Published on November 1, 2017
Owning the Obstacle Course
The death knell for a leading specialty e-commerce company was its failure to face its obstacles head-on. Management didn’t reduce operating expenses in line with an industry-wide downturn in sales. Lengthy litigation with its lender depleted cash flow, resulting in a bankruptcy filing that was dismissed. The bank sought the appointment of a receiver.
Upon our arrival at the company as receiver, we quickly identified and attacked the obstacles to a speedy recovery.
Ready, Set, Sold!
In less than two months, we maximized the lender’s recovery by:
- Designing and implementing a strategy to 1) maximize cash flow and 2) preserve the company’s brand value.
- Clearly communicating the strategy so that the borrower agreed to stipulate to all sales, thereby avoiding the time-consuming and expensive process of seeking court approval.
- Staging a successful close-out sale to liquidate inventory, including odd-lots (i.e. incomplete size-runs, leftover colors, etc.), via the company’s email campaign system, resulting in sales at approximately 90% of cost vs. previous offers at 20-30% of cost.
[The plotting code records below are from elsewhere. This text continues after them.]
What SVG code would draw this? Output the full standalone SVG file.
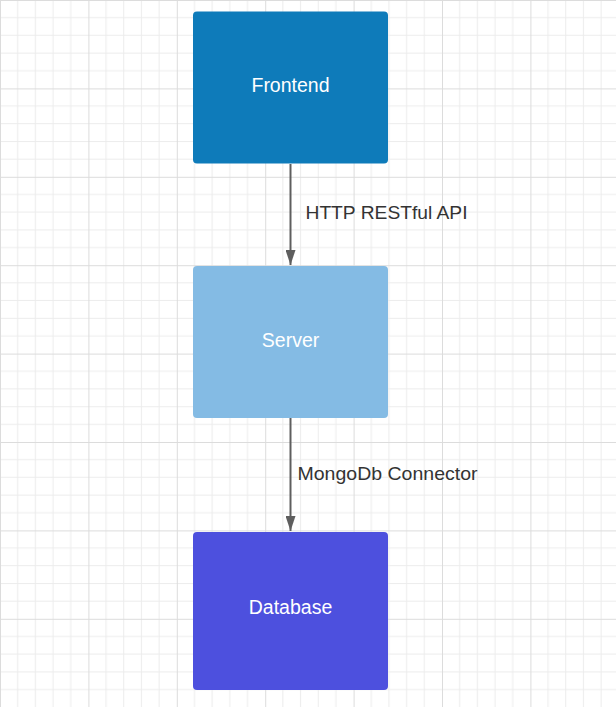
<svg xmlns="http://www.w3.org/2000/svg" width="616" height="707" viewBox="0 0 616 707">
<style>
.node-text{font-family:"Liberation Sans",Arial,sans-serif;font-size:19.5px;fill:#ffffff;text-anchor:middle}
.edge-label{font-family:"Liberation Sans",Arial,sans-serif;font-size:19px;fill:#333333}
.edge{stroke:#5e5e5e;stroke-width:2;fill:none}
</style>
<defs>
<pattern id="grid" patternUnits="userSpaceOnUse" width="88.4" height="88.4">
<g stroke="#ececec" stroke-width="1">
<line x1="17.68" y1="0" x2="17.68" y2="88.4"/>
<line x1="35.36" y1="0" x2="35.36" y2="88.4"/>
<line x1="53.04" y1="0" x2="53.04" y2="88.4"/>
<line x1="70.72" y1="0" x2="70.72" y2="88.4"/>
<line x1="0" y1="17.68" x2="88.4" y2="17.68"/>
<line x1="0" y1="35.36" x2="88.4" y2="35.36"/>
<line x1="0" y1="53.04" x2="88.4" y2="53.04"/>
<line x1="0" y1="70.72" x2="88.4" y2="70.72"/>
</g>
<g stroke="#dcdcdc" stroke-width="1">
<line x1="0.5" y1="0" x2="0.5" y2="88.4"/>
<line x1="0" y1="0.5" x2="88.4" y2="0.5"/>
</g>
</pattern>
<marker id="arrow" markerUnits="userSpaceOnUse" markerWidth="15" markerHeight="10" refX="15" refY="5" viewBox="0 0 15 10" orient="auto">
<path d="M0,0 L15,5 L0,10 Z" fill="#5e5e5e"/>
</marker>
</defs>
<rect width="616" height="707" fill="#ffffff"/>
<rect width="616" height="707" fill="url(#grid)"/>
<g id="connectors">
<line class="edge" x1="290.5" y1="164" x2="290.5" y2="265" marker-end="url(#arrow)"/>
<line class="edge" x1="290.5" y1="418" x2="290.5" y2="531" marker-end="url(#arrow)"/>
<text class="edge-label" x="305.5" y="219.3" textLength="162" lengthAdjust="spacingAndGlyphs">HTTP RESTful API</text>
<text class="edge-label" x="297.5" y="480" textLength="180" lengthAdjust="spacingAndGlyphs">MongoDb Connector</text>
</g>
<g id="frontend">
<rect x="193" y="11.5" width="195" height="152" rx="4" fill="#0e7bba"/>
<text class="node-text" x="290.5" y="91.7">Frontend</text>
</g>
<g id="server">
<rect x="193" y="266" width="195" height="152" rx="4" fill="#84bbe4"/>
<text class="node-text" x="290.5" y="346.7">Server</text>
</g>
<g id="database">
<rect x="193" y="532" width="195" height="158" rx="4" fill="#4d50de"/>
<text class="node-text" x="290.5" y="614.3">Database</text>
</g>
</svg>
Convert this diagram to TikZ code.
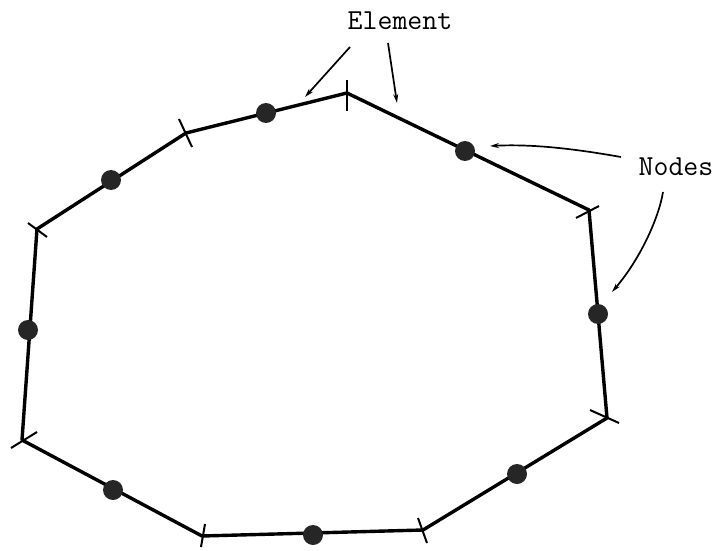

- Running a competitive M&A process to sell the business as a going-concern, including its e-commerce site, customer lists, intellectual property (domain names, trademarks, etc.) and other intangible assets.
- Generating additional proceeds through the sale of fixed assets.
The best part? By leveraging the company’s staff and email communications platform to stage a flash sale, we appealed to the company’s loyal customer base and human nature’s hunger for a “good deal,” while keeping the staff employed with full benefits for a longer period.